* GIVEN INSTRUCTION *
Repeat the records below exactly, from the first line through the line containing "var porcentajes = [8, 6, 27, 5, 15, 24, 15];", and leave out any pictures.

* ROWS *
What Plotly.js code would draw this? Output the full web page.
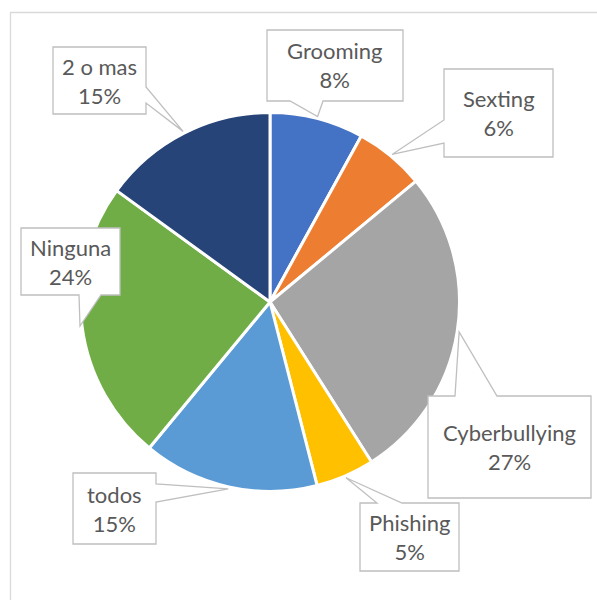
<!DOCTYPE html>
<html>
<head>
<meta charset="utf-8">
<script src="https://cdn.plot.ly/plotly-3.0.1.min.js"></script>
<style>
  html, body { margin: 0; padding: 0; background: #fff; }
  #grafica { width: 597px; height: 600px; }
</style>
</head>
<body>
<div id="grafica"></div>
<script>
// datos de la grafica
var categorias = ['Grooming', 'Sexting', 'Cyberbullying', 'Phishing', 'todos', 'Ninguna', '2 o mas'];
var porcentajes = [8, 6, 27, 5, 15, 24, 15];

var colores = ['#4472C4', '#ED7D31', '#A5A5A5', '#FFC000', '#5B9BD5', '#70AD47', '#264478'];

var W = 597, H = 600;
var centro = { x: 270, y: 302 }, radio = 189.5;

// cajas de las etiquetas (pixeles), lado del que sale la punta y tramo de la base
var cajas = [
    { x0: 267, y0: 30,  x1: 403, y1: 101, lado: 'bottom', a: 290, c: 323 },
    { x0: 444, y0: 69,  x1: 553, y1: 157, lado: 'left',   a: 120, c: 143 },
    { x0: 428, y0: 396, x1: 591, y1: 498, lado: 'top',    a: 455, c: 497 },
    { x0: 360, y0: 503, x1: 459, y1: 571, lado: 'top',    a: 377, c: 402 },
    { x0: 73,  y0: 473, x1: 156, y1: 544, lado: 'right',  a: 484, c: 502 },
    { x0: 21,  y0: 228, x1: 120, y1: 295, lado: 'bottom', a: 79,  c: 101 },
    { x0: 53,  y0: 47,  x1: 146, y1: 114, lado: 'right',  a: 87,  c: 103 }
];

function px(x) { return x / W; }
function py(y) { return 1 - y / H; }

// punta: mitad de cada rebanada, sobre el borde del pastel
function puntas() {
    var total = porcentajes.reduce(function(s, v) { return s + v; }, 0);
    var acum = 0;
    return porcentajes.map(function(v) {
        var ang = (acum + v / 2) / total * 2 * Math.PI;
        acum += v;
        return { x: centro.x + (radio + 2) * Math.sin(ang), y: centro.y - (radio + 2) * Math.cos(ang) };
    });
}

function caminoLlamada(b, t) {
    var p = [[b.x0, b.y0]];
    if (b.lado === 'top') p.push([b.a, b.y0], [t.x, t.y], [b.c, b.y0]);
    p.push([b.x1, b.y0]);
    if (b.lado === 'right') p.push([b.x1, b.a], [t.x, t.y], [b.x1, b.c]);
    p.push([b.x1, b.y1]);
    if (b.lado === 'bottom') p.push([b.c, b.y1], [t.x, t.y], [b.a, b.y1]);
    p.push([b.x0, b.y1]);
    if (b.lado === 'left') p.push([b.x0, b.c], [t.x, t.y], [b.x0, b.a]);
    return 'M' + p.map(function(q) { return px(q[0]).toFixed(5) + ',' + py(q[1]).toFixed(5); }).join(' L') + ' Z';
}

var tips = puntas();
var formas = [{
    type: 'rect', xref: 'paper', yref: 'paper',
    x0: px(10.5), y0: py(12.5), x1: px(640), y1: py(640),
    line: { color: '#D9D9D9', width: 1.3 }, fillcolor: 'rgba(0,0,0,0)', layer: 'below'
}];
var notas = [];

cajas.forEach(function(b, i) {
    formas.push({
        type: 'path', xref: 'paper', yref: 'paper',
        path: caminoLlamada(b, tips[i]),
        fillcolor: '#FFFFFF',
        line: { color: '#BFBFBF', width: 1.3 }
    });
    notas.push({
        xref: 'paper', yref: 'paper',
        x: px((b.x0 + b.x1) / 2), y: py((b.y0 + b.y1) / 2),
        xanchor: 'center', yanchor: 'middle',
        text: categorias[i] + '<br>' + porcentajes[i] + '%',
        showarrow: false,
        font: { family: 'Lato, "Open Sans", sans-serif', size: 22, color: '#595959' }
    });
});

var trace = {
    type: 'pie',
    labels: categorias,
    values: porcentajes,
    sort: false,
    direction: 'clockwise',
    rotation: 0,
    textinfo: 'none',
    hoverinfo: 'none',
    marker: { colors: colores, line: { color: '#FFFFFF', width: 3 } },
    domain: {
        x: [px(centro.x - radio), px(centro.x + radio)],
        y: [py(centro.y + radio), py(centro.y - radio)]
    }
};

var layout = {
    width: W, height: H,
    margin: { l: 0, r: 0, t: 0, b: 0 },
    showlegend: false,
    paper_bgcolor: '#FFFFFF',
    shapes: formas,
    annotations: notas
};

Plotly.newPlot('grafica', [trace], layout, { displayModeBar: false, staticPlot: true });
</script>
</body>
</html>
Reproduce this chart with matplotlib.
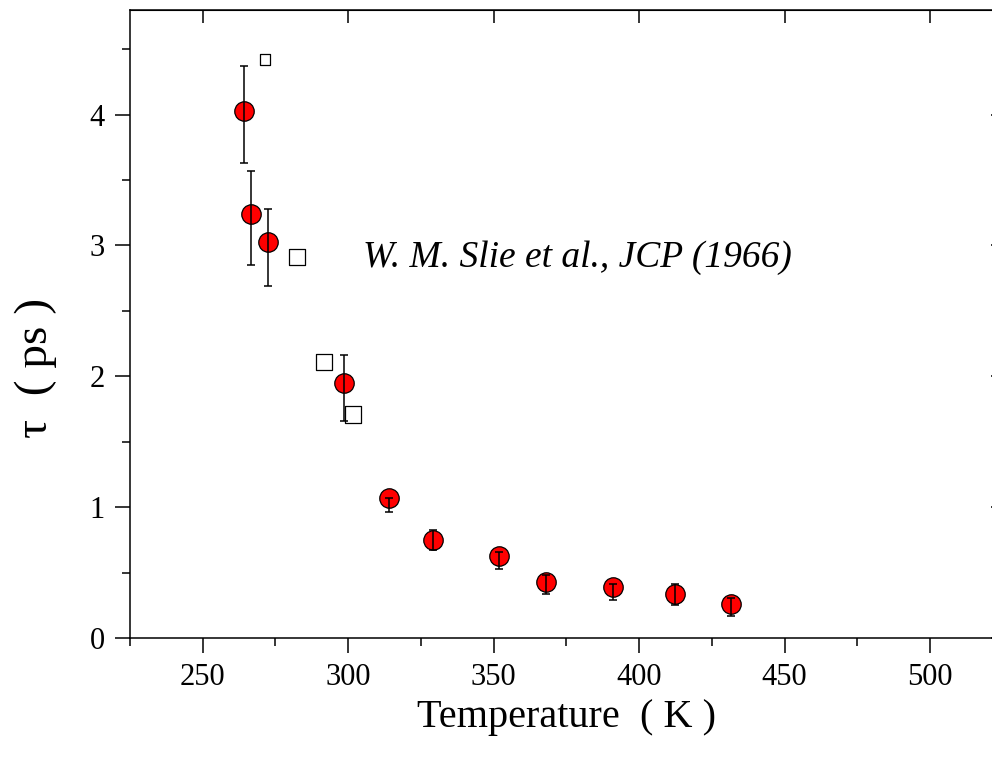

* COMPLETED EXERCISE *
What Plotly.js code would draw this? Output the full web page.
<!DOCTYPE html>
<html>
<head>
<meta charset="utf-8">
<script src="https://cdn.plot.ly/plotly-3.0.1.min.js"></script>
<style>
  html, body { margin: 0; padding: 0; background: #fff; }
  #grafica { width: 597px; height: 600px; }
</style>
</head>
<body>
<div id="grafica"></div>
<script>
// datos de la grafica
var categorias = ['Grooming', 'Sexting', 'Cyberbullying', 'Phishing', 'todos', 'Ninguna', '2 o mas'];
var porcentajes = [8, 6, 27, 5, 15, 24, 15];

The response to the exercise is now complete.